Auf Nachfrage der CDU-Fraktion erläutert Frau Rockhoff ausführlich die Aufteilung der Finanzierung der JMDs zwischen Bund und Trägern. Insgesamt sei die Finanzierung durch den Bund relativ gut, so dass die Träger nur eine geringe Kofinanzierung zu leisten hätten.

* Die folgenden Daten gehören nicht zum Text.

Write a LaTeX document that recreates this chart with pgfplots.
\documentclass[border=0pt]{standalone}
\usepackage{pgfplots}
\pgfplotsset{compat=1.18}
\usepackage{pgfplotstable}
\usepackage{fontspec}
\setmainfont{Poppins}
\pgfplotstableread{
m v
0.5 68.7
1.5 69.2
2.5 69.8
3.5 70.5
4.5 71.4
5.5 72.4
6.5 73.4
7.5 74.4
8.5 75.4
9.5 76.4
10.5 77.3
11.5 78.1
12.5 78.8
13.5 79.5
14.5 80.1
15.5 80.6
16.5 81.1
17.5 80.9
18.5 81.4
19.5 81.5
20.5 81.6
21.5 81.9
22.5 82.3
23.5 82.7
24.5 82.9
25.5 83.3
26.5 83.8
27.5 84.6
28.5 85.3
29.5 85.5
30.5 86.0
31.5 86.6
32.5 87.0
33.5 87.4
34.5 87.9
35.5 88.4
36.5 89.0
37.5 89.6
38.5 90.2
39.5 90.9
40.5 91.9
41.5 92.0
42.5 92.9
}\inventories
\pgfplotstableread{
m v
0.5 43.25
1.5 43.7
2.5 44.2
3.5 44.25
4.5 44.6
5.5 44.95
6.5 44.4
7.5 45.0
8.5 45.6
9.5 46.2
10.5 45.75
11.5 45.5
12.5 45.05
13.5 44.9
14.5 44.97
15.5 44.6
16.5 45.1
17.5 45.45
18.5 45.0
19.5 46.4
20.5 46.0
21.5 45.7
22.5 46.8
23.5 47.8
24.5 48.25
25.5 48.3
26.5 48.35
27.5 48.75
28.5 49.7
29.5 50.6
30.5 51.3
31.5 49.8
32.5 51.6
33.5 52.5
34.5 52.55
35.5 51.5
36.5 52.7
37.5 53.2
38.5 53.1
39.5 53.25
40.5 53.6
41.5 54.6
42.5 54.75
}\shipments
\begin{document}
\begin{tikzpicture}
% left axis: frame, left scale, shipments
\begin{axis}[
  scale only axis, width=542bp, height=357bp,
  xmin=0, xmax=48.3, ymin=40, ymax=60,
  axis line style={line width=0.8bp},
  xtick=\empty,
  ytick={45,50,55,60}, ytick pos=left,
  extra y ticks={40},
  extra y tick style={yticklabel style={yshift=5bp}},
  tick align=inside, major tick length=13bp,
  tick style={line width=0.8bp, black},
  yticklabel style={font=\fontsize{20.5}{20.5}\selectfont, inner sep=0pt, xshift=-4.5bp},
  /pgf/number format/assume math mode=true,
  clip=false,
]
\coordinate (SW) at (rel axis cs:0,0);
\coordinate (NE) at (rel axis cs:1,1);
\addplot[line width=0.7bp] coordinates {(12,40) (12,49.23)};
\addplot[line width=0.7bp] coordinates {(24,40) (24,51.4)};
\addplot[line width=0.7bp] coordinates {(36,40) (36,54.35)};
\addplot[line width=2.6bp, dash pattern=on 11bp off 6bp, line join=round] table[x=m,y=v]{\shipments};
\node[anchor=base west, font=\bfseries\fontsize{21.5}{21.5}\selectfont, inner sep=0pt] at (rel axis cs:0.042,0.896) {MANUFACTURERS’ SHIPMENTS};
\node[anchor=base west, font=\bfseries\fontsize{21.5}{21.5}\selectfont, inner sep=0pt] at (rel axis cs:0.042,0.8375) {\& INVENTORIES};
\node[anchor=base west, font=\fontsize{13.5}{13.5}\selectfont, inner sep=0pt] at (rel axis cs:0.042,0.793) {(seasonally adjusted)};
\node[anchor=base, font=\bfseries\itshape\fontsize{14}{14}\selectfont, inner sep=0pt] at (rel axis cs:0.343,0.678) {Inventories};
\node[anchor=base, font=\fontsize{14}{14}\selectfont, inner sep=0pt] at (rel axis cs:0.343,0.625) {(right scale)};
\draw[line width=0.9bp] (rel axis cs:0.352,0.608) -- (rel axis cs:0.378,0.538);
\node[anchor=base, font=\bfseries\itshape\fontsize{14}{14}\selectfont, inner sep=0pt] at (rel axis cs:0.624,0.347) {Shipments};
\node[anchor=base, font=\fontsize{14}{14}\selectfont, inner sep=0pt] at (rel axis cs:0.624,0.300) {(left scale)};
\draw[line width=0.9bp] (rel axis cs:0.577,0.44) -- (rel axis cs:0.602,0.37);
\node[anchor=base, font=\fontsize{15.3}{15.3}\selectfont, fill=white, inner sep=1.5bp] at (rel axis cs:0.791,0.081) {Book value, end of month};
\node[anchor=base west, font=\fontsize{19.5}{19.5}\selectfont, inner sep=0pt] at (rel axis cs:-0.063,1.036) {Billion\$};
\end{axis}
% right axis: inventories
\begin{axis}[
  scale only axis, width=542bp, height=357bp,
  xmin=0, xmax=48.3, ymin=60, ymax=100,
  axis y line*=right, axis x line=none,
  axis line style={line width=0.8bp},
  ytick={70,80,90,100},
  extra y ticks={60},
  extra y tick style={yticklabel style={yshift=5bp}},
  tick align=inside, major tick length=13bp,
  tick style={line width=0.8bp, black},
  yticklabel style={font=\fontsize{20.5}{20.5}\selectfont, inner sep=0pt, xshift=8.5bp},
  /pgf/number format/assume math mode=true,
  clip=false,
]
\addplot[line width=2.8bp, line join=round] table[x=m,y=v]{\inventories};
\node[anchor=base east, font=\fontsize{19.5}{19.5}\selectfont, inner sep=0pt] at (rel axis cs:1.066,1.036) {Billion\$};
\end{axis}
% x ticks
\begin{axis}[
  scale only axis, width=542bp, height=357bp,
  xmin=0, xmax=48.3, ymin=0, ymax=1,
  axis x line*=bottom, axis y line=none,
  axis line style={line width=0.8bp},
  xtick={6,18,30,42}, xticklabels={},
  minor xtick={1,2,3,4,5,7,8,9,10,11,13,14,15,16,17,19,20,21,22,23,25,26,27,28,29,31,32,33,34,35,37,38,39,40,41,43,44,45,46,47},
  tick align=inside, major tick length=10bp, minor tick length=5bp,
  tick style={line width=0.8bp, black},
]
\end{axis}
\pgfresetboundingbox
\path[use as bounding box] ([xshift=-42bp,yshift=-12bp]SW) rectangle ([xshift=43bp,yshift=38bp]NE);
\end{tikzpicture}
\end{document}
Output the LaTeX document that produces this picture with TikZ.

Die SPD-Fraktion sieht ebenfalls einen Bedarf für einen Jugendmigrationsdienst im Bezirk und legt den Entwurf für einen entsprechenden Ausschussantrag vor. Nach einer ausführlichen Erörterung, ob man sich darauf verlassen könne, dass eine solche Einrichtung aus Drittmitteln finanziert wird oder ob der Antrag eine Einschränkung erhalten soll, falls seine Umsetzung doch haushaltsrechtliche Auswirkungen haben sollte, wird über den Antrag in der folgenden Fassung abgestimmt:

„Die BVV möge beschließen:

Das Bezirksamt wird ersucht, sich bei den zuständigen Stellen dafür einzusetzen, dass für Jugendliche und junge Erwachsene mit Migrationshintergrund im Alter von 12 bis 27 Jahren auch in Steglitz-Zehlendorf ein Jugendmigrationsdienst eingerichtet wird.

Begründung:

Für diese Jugendlichen und jungen Erwachsenen wird der Integrationsprozess durch den Jugendmigrationsdienst mit individuellen Angeboten auf allen erforderlichen Stationen professionell begleitet (z.B.: Integrationskurse, Alltagsorientierung, Schulprobleme, Berufsausbildung, Praktika, Freizeit, Jugendhilfe). Diese Altersgruppe hat in Steglitz-Zehlendorf den höchsten Anteil bei den Menschen mit Migrationshintergrund.
Gefördert / finanziert wird dieser Dienst vom Bundesministerium für Familie, Senioren, Frauen und Jugend (BMFSFJ).“

Bei einer Abstimmung wird der Antrag mit 13 Ja-Stimmen und keiner Nein-Stimme bei keiner Enthaltung angenommen.